I'm going to make two political comments about retro last night:
Mediahub sucks **** and goes to prove that ideologies that promote centralism in systems and privatising (ie. contracting out services to be more precise) in this case don't ******* make things better but worse.
Secondly I was choking on the irony of 'Priority One'. Those of us of a certain age will remember how much of a priority our generation were. We were such a priority that they slammed HECS on us and made us pay for higher education had been free since Whitlam was in power, making mayof our lives a perpetual misery for decades.
Sorry just needed to get that off my chest. The music was good though wasn't it!
In regard to the Priority One piece, I'm interested to know what happened - if anything.
As I said earlier, I doubt anything did really - today's generation of teens still face the same problems as those in 1985 - however I found it very interesting seeing that segment in any case from a historical social perspective.
I must admit I haven't encountered too many technical hitches this year - the Adelaide Summer has been fairly mild so no blackouts and the only annoying thing about Retro from a technical side has been the watermark - although once I've found myself getting into an episode it soon vanishes from my thoughts, so no big issues there either - although I'd rather see it gone of course, but what can one do except complain for the umpteenth time about it?
I agree totally with the first comment that Younger Gen Ys and Gen I's have many of the same problems as the Gen X's and older Gen Y's. Australia has become a very stratified and polarised country.
Media Watch almost had 30% of their weekly program devoted to media hub stuff ups. The problem is people being sucked in to the idea that centralised systems are more efficient... they aren't. However in this case the decision was just made and the public were just informed about it when it was done. The real problem is the apathy amongst the general public that allows conservative governments to stack important boards such as the ABC and the PBS. People only start to complain when its too late.
The sorts of problems evident at the start of retro last night and the ongoing aspect conversion issues evident in previous weeks are going to be a staple of all ABC programming as long as mediahub remains the filter for their broadcasting.
As I've said before, I'm sure we have the watermark on Rage now because it's too difficult for the monkey/machine at MediaHub to switch the on/off button at the right time.

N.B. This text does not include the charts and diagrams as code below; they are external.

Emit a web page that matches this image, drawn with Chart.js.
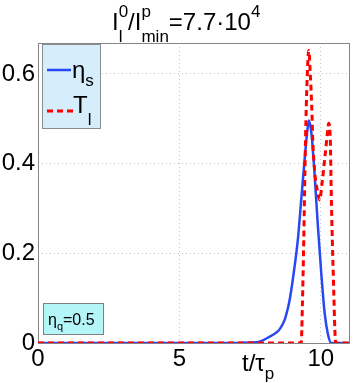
<!DOCTYPE html>
<html><head><meta charset="utf-8">
<script src="https://cdn.jsdelivr.net/npm/chart.js@4/dist/chart.umd.min.js"></script>
<style>html,body{margin:0;padding:0;background:#fff}canvas{display:block}</style>
</head><body>
<canvas id="c" width="357" height="383"></canvas>
<script>
// ---- data ----
const etaT = [0, 7.0, 7.5, 7.84, 8.19, 8.4, 8.55, 8.72, 8.84, 8.90, 9.02, 9.19, 9.31, 9.43, 9.53, 9.58, 9.67, 9.78, 9.90, 10.02, 10.14, 10.25, 10.37, 10.45, 11];
const etaV = [0, 0, 0.001, 0.003, 0.014, 0.022, 0.031, 0.051, 0.078, 0.096, 0.145, 0.23, 0.319, 0.409, 0.476, 0.496, 0.468, 0.379, 0.26, 0.155, 0.066, 0.021, 0, 0, 0];
const tlT = [0, 9.31, 9.35, 9.40, 9.44, 9.49, 9.56, 9.58, 9.63, 9.68, 9.72, 9.79, 9.90, 9.96, 10.06, 10.15, 10.25, 10.28, 10.34, 10.37, 10.41, 10.46, 10.50, 10.53, 11];
const tlV = [0, 0, 0.08, 0.23, 0.38, 0.53, 0.645, 0.652, 0.60, 0.53, 0.45, 0.38, 0.334, 0.319, 0.364, 0.416, 0.476, 0.49, 0.45, 0.34, 0.23, 0.117, 0.028, 0, 0];
const xTicks = [0, 5, 10];
const yTicks = [0, 0.2, 0.4, 0.6];
const seriesMain = ['η', 'T'];
const seriesSub = ['s', 'l'];
const annotMain = 'η', annotSub = 'q', annotRest = '=0.5';

const FF = "'Liberation Sans', Arial, Helvetica, sans-serif";
const BLUE = '#2848f4', RED = '#ff0000';

function f(sz){ return sz + 'px ' + FF; }
// draw a sequence of parts: {t, s(size), dy, stack:[sup,sub]}
function rich(ctx, x, y, parts){
  ctx.textBaseline = 'alphabetic'; ctx.textAlign = 'left';
  for (const p of parts){
    if (p.stack){
      let w = 0;
      ctx.font = f(p.s);
      for (const [txt, dy] of p.stack){ ctx.fillText(txt, x, y + dy); w = Math.max(w, ctx.measureText(txt).width); }
      x += w;
    } else {
      ctx.font = f(p.s);
      ctx.fillText(p.t, x, y + (p.dy || 0));
      x += ctx.measureText(p.t).width;
    }
  }
  return x;
}

const decor = {
  id: 'decor',
  beforeDatasetsDraw(chart){
    const {ctx, chartArea: a} = chart;
    ctx.save();
    ctx.strokeStyle = '#858585'; ctx.lineWidth = 1;
    ctx.strokeRect(Math.round(a.left) + 0.5, Math.round(a.top) + 0.5, Math.round(a.right - a.left), Math.round(a.bottom - a.top));
    ctx.restore();
  },
  afterDraw(chart){
    const {ctx} = chart;
    ctx.save();
    ctx.fillStyle = '#000';
    // title
    rich(ctx, 112, 30, [
      {t: 'I', s: 24},
      {s: 17, stack: [['0', -13], ['l', 12]]},
      {t: '/I', s: 24},
      {s: 17, stack: [['p', -13], ['min', 12]]},
      {t: '=7.7·10', s: 24},
      {t: '4', s: 17, dy: -13}
    ]);
    // x label
    rich(ctx, 242, 371, [{t: 't/τ', s: 24}, {t: 'p', s: 17, dy: 8}]);
    // legend box
    ctx.fillStyle = '#d6eefc'; ctx.strokeStyle = '#8c8c8c'; ctx.lineWidth = 1;
    ctx.fillRect(42.5, 44.5, 58, 84); ctx.strokeRect(42.5, 44.5, 58, 84);
    ctx.lineWidth = 2.5; ctx.strokeStyle = BLUE;
    ctx.beginPath(); ctx.moveTo(47, 70); ctx.lineTo(71, 70); ctx.stroke();
    ctx.lineWidth = 3; ctx.strokeStyle = RED; ctx.setLineDash([6, 4]);
    ctx.beginPath(); ctx.moveTo(47, 111); ctx.lineTo(73, 111); ctx.stroke();
    ctx.setLineDash([]);
    ctx.fillStyle = '#000';
    rich(ctx, 72, 78, [{t: seriesMain[0], s: 24}, {t: seriesSub[0], s: 17, dy: 8}]);
    rich(ctx, 73, 113, [{t: seriesMain[1], s: 24}, {t: seriesSub[1], s: 17, dy: 12}]);
    // annotation
    ctx.fillStyle = '#b4f6f8'; ctx.strokeStyle = '#808080'; ctx.lineWidth = 1;
    ctx.fillRect(43.5, 303.5, 60, 31); ctx.strokeRect(43.5, 303.5, 60, 31);
    ctx.fillStyle = '#000';
    rich(ctx, 48, 325, [{t: annotMain, s: 16}, {t: annotSub, s: 11, dy: 5}, {t: annotRest, s: 16}]);
    ctx.restore();
  }
};

const pts = (T, V) => T.map((t, i) => ({x: t, y: V[i]}));

new Chart(document.getElementById('c'), {
  type: 'line',
  data: {
    datasets: [
      {label: 'η_s', data: pts(etaT, etaV), borderColor: BLUE, borderWidth: 2.5, pointRadius: 0, cubicInterpolationMode: 'monotone', fill: false, order: 2},
      {label: 'T_l', data: pts(tlT, tlV), borderColor: RED, borderWidth: 3, borderDash: [6, 4], pointRadius: 0, cubicInterpolationMode: 'monotone', fill: false, order: 1}
    ]
  },
  options: {
    responsive: false, animation: false,
    layout: {padding: {top: 43, right: 8, left: 0, bottom: 0}},
    plugins: {legend: {display: false}, title: {display: false}, tooltip: {enabled: false}},
    scales: {
      x: {
        type: 'linear', min: 0, max: 11,
        afterBuildTicks: s => { s.ticks = xTicks.map(v => ({value: v})); },
        afterFit: s => { s.height = 40; },
        ticks: {font: {size: 24, family: FF}, color: '#000', padding: 2, maxRotation: 0, autoSkip: false},
        grid: {color: '#c4c4c4', drawTicks: false, lineWidth: 1},
        border: {display: false, dash: [1, 3]}
      },
      y: {
        type: 'linear', min: 0, max: 0.669,
        afterBuildTicks: s => { s.ticks = yTicks.map(v => ({value: v})); },
        afterFit: s => { s.width = 38; },
        ticks: {font: {size: 24, family: FF}, color: '#000', padding: 3, callback: v => String(Math.round(v * 10) / 10)},
        grid: {color: '#c4c4c4', drawTicks: false, lineWidth: 1},
        border: {display: false, dash: [1, 3]}
      }
    }
  },
  plugins: [decor]
});
</script>
</body></html>
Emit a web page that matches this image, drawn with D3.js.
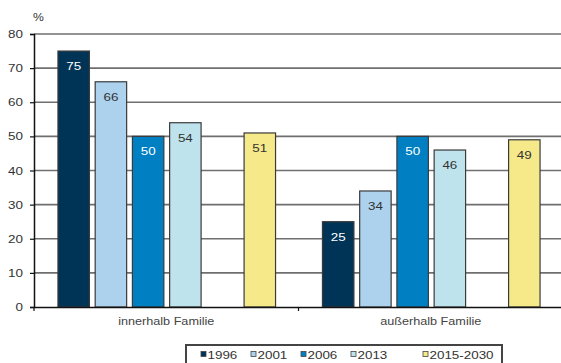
<!DOCTYPE html>
<html><head><meta charset="utf-8">
<script src="https://cdn.jsdelivr.net/npm/d3@7"></script>
<style>
html,body{margin:0;padding:0;background:#fff;}
svg{display:block;font-family:"Liberation Sans",Arial,sans-serif;}
</style></head>
<body><svg id="c" width="561" height="363"></svg>
<script>
const categories = ["innerhalb Familie", "außerhalb Familie"];
const seriesNames = ["1996", "2001", "2006", "2013", "", "2015-2030"];
const values1996 = [75, 25];
const values2001 = [66, 34];
const values2006 = [50, 50];
const values2013 = [54, 46];
const valuesGap = [null, null];
const values2030 = [51, 49];
const yTicks = [0, 10, 20, 30, 40, 50, 60, 70, 80];
const legendNames = ["1996", "2001", "2006", "2013", "2015-2030"];

const seriesValues = [values1996, values2001, values2006, values2013, valuesGap, values2030];
const colors = ["#003456", "#acd2ee", "#0080c3", "#bfe3ec", "#ffffff", "#f6e98a"];
const labelColors = ["#ffffff", "#333333", "#ffffff", "#333333", "#333", "#333333"];
const SX = 1.22; // horizontal stretch of the original's text

const svg = d3.select("#c");
const mLeft = 34, mRight = 563, mTop = 34, mBottom = 307;

const y = d3.scaleLinear().domain([0, 80]).range([mBottom, mTop]);
const x0 = d3.scaleBand().domain(categories).range([mLeft, mRight]).paddingInner(0).paddingOuter(0);
const x1 = d3.scaleBand().domain(d3.range(seriesNames.length)).range([0, x0.bandwidth()])
  .paddingOuter(0.63).paddingInner(0.155);

function stext(parent, x, y, txt, size, fill, anchor) {
  return parent.append("text").attr("transform", `translate(${x},${y}) scale(${SX},1)`)
    .attr("text-anchor", anchor || "start").attr("font-size", size).attr("fill", fill).text(txt);
}

// gridlines
svg.append("g").selectAll("line").data(yTicks.filter(d => d > 0)).join("line")
  .attr("x1", mLeft).attr("x2", 561)
  .attr("y1", d => y(d)).attr("y2", d => y(d))
  .attr("stroke", "#6f6f6f").attr("stroke-width", 1.7);

// bars
categories.forEach((cat, ci) => {
  const g = svg.append("g").attr("transform", `translate(${x0(cat)},0)`);
  seriesValues.forEach((vals, si) => {
    const v = vals[ci];
    if (v == null) return;
    g.append("rect")
      .attr("x", x1(si) + 0.5).attr("y", y(v))
      .attr("width", x1.bandwidth()).attr("height", y(0) - y(v))
      .attr("fill", colors[si]).attr("stroke", "#3a3a3a").attr("stroke-width", 1.2);
    stext(g, x1(si) + 0.5 + x1.bandwidth() / 2, y(v) + 19, v, 11, labelColors[si], "middle");
  });
});

// y axis
const yAxis = d3.axisLeft(y).tickValues(yTicks).tickSize(4).tickPadding(6);
const ya = svg.append("g").attr("transform", `translate(${mLeft},0)`).call(yAxis);
ya.select(".domain").attr("stroke", "#111").attr("stroke-width", 1.5);
ya.selectAll(".tick line").attr("stroke", "#111").attr("stroke-width", 1.2);
ya.selectAll(".tick text").attr("font-size", 11).attr("fill", "#333")
  .attr("font-family", "Liberation Sans, Arial, sans-serif")
  .attr("x", 0).attr("transform", `translate(-11,0) scale(${SX},1)`);

// x axis
const xa = svg.append("g").attr("transform", `translate(0,${mBottom})`)
  .call(d3.axisBottom(x0).tickSize(0).tickPadding(10));
xa.select(".domain").attr("stroke", "#111").attr("stroke-width", 1.5);
xa.selectAll(".tick text").attr("font-size", 11.5).attr("fill", "#444")
  .attr("font-family", "Liberation Sans, Arial, sans-serif")
  .attr("transform", "scale(1.1,1)");
// category boundary ticks
svg.append("g").selectAll("line").data([mLeft, x0(categories[1])]).join("line")
  .attr("x1", d => d).attr("x2", d => d).attr("y1", mBottom).attr("y2", mBottom + 4)
  .attr("stroke", "#111").attr("stroke-width", 1.2);

// % label
stext(svg, 33, 21, "%", 10, "#333", "start");

// legend
const lg = svg.append("g");
lg.append("rect").attr("x", 186).attr("y", 345).attr("width", 316).attr("height", 30)
  .attr("fill", "#fff").attr("stroke", "#444").attr("stroke-width", 2);
const legendX = [201, 251, 301, 351, 423];
const legendColorIdx = [0, 1, 2, 3, 5];
legendNames.forEach((n, i) => {
  lg.append("rect").attr("x", legendX[i]).attr("y", 351.5).attr("width", 5).attr("height", 5)
    .attr("fill", colors[legendColorIdx[i]]).attr("stroke", "#444").attr("stroke-width", 0.8);
  stext(lg, legendX[i] + 6.5, 358.5, n, 11, "#333", "start");
});
</script></body></html>
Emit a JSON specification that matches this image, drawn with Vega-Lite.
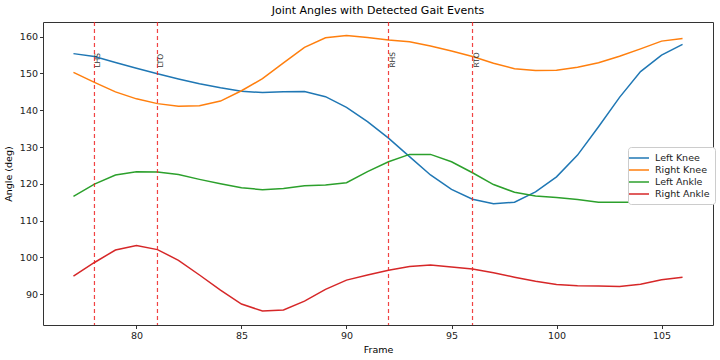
{
  "$schema": "https://vega.github.io/schema/vega-lite/v6.json",
  "width": 670,
  "height": 303,
  "autosize": "none",
  "padding": {"left": 43, "top": 22, "right": 7, "bottom": 35},
  "background": "white",
  "title": {"text": "Joint Angles with Detected Gait Events", "fontSize": 11, "fontWeight": "normal", "font": "DejaVu Sans", "color": "#000", "anchor": "middle", "offset": 5},
  "config": {
    "font": "DejaVu Sans",
    "view": {"stroke": "#333", "strokeWidth": 1},
    "axis": {"domain": false, "grid": false, "tickColor": "#333", "tickSize": 3.5, "labelFontSize": 9.5, "labelColor": "#222", "titleFontSize": 9.5, "titleFontWeight": "normal", "titleColor": "#000", "labelPadding": 2}
  },
  "datasets": {
    "angles": [
      {"frame": 77, "Left Knee": 155.4, "Right Knee": 150.3, "Left Ankle": 116.6, "Right Ankle": 94.9},
      {"frame": 78, "Left Knee": 154.6, "Right Knee": 147.6, "Left Ankle": 119.9, "Right Ankle": 98.6},
      {"frame": 79, "Left Knee": 153.0, "Right Knee": 145.0, "Left Ankle": 122.4, "Right Ankle": 102.0},
      {"frame": 80, "Left Knee": 151.4, "Right Knee": 143.1, "Left Ankle": 123.3, "Right Ankle": 103.2},
      {"frame": 81, "Left Knee": 149.9, "Right Knee": 141.8, "Left Ankle": 123.2, "Right Ankle": 102.1},
      {"frame": 82, "Left Knee": 148.5, "Right Knee": 141.1, "Left Ankle": 122.5, "Right Ankle": 99.2},
      {"frame": 83, "Left Knee": 147.2, "Right Knee": 141.2, "Left Ankle": 121.2, "Right Ankle": 95.2},
      {"frame": 84, "Left Knee": 146.1, "Right Knee": 142.5, "Left Ankle": 120.0, "Right Ankle": 91.1},
      {"frame": 85, "Left Knee": 145.2, "Right Knee": 145.3, "Left Ankle": 118.9, "Right Ankle": 87.3},
      {"frame": 86, "Left Knee": 144.8, "Right Knee": 148.6, "Left Ankle": 118.4, "Right Ankle": 85.4},
      {"frame": 87, "Left Knee": 145.0, "Right Knee": 152.9, "Left Ankle": 118.7, "Right Ankle": 85.7},
      {"frame": 88, "Left Knee": 145.1, "Right Knee": 157.1, "Left Ankle": 119.5, "Right Ankle": 88.1},
      {"frame": 89, "Left Knee": 143.7, "Right Knee": 159.7, "Left Ankle": 119.7, "Right Ankle": 91.3},
      {"frame": 90, "Left Knee": 140.8, "Right Knee": 160.3, "Left Ankle": 120.3, "Right Ankle": 93.8},
      {"frame": 91, "Left Knee": 136.9, "Right Knee": 159.8, "Left Ankle": 123.3, "Right Ankle": 95.2},
      {"frame": 92, "Left Knee": 132.4, "Right Knee": 159.1, "Left Ankle": 126.0, "Right Ankle": 96.5},
      {"frame": 93, "Left Knee": 127.4, "Right Knee": 158.6, "Left Ankle": 128.0, "Right Ankle": 97.5},
      {"frame": 94, "Left Knee": 122.4, "Right Knee": 157.5, "Left Ankle": 128.0, "Right Ankle": 97.9},
      {"frame": 95, "Left Knee": 118.5, "Right Knee": 156.1, "Left Ankle": 126.0, "Right Ankle": 97.4},
      {"frame": 96, "Left Knee": 115.8, "Right Knee": 154.6, "Left Ankle": 123.0, "Right Ankle": 96.8},
      {"frame": 97, "Left Knee": 114.6, "Right Knee": 152.8, "Left Ankle": 119.8, "Right Ankle": 95.8},
      {"frame": 98, "Left Knee": 115.0, "Right Knee": 151.3, "Left Ankle": 117.7, "Right Ankle": 94.6},
      {"frame": 99, "Left Knee": 117.8, "Right Knee": 150.8, "Left Ankle": 116.7, "Right Ankle": 93.5},
      {"frame": 100, "Left Knee": 121.9, "Right Knee": 150.9, "Left Ankle": 116.3, "Right Ankle": 92.6},
      {"frame": 101, "Left Knee": 127.8, "Right Knee": 151.7, "Left Ankle": 115.7, "Right Ankle": 92.3},
      {"frame": 102, "Left Knee": 135.5, "Right Knee": 152.9, "Left Ankle": 115.0, "Right Ankle": 92.2},
      {"frame": 103, "Left Knee": 143.5, "Right Knee": 154.7, "Left Ankle": 115.0, "Right Ankle": 92.1},
      {"frame": 104, "Left Knee": 150.5, "Right Knee": 156.7, "Left Ankle": 115.0, "Right Ankle": 92.7},
      {"frame": 105, "Left Knee": 155.0, "Right Knee": 158.8, "Left Ankle": 114.8, "Right Ankle": 93.9},
      {"frame": 106, "Left Knee": 157.9, "Right Knee": 159.5, "Left Ankle": 115.4, "Right Ankle": 94.6}
    ],
    "events": [
      {"frame": 78, "label": "LHS"},
      {"frame": 81, "label": "LTO"},
      {"frame": 92, "label": "RHS"},
      {"frame": 96, "label": "RTO"}
    ]
  },
  "layer": [
    {
      "data": {"name": "angles"},
      "transform": [{"fold": ["Left Knee", "Right Knee", "Left Ankle", "Right Ankle"], "as": ["joint", "angle"]}],
      "mark": {"type": "line", "strokeWidth": 1.5},
      "encoding": {
        "x": {"field": "frame", "type": "quantitative", "scale": {"domain": [75.55, 107.45], "nice": false, "zero": false}, "axis": {"values": [80, 85, 90, 95, 100, 105], "title": "Frame", "titlePadding": 4}},
        "y": {"field": "angle", "type": "quantitative", "scale": {"domain": [81.6, 164.0], "nice": false, "zero": false}, "axis": {"values": [90, 100, 110, 120, 130, 140, 150, 160], "title": "Angle (deg)", "titlePadding": 6}},
        "color": {"field": "joint", "type": "nominal", "scale": {"domain": ["Left Knee", "Right Knee", "Left Ankle", "Right Ankle"], "range": ["#1f77b4", "#ff7f0e", "#2ca02c", "#d62728"]},
          "legend": {"title": null, "orient": "none", "legendX": 585, "legendY": 125, "symbolType": "M-2,0H2", "symbolSize": 100, "symbolStrokeWidth": 1.5, "labelFontSize": 9.5, "labelColor": "#222", "labelOffset": 10, "rowPadding": 1, "padding": 5, "fillColor": "white", "strokeColor": "#ccc", "cornerRadius": 3}}
      }
    },
    {
      "data": {"name": "events"},
      "mark": {"type": "rule", "color": "#ee2222", "strokeDash": [4, 3], "strokeWidth": 1.2, "opacity": 0.85},
      "encoding": {"x": {"field": "frame", "type": "quantitative"}}
    },
    {
      "data": {"name": "events"},
      "mark": {"type": "text", "angle": 270, "align": "left", "baseline": "top", "fontSize": 7.5, "color": "#333"},
      "encoding": {
        "x": {"field": "frame", "type": "quantitative"},
        "y": {"datum": 151.6},
        "text": {"field": "label"}
      }
    }
  ]
}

I enjoyed seeing my girl, Katie Ceberano on it!
Very interesting background info there John. I think that's why watching that 85 Countdown ep was so good -it showed a little of the social issues back then that I was hardly aware of at the time (I was an innocent 12 year old in those days)!
Overall it's interesting to note how from about late 1984 onwards, Molly tried to highlight some issues close to his thoughts. There was the Fasion special in Nov 84 highlighting youth fashion, and there was a 1986 ep allowing young creative types to story-board video clips.
1985 saw him in his element in this regard with Live Aid - many eps I've seen from this year mention it and sees him fully supporting this often.
He didn't do this all the time and I know there are examples from earlier years of this show with this, but it's just interesting seeing how Molly tried to make the show more 'socially aware' with youth issues in the latter period - while still making the show as entertaining as it always was - which wasn't a bad thing at all.
That's interesting information John. The Liberals as always were their own worst enemies in the late 80's (with the PEacock and Howard rivarlry etc). I can remember Hawke in his glee making fun of HOward's campaign title. I think it was 'revitification'! Hawke in his glee commented at the time that it sounded like something had done to your dog!
HECS IMO opinoin was a very unfair, regressive reform. Hawke later defended it arguing that heis government couldn't be held responsible for later changes but it set a precedent. This isn't the US and there aren't the same number of scholarships available and working class parents can't and often won't pay for a tertiary education and so, basically from about 1990, many start out life 40,000 to 100, 000 in debt which has all kinds of ong-term reprucussions. No one expects to have their postgraduate careers funded (I competed and won a scholarship) but in a country like ours, surely access to the opportunity to earn a basic undergraduate degree should be a right, particularly if you want a well trained/employable population?
Whether you agree or not, the implementation of HECS juxtaposed with the obvious mock concerns of 'priority one' claims of the ALP really disgusted me. It would be interesting to know when HECS was first being considered by the ALP?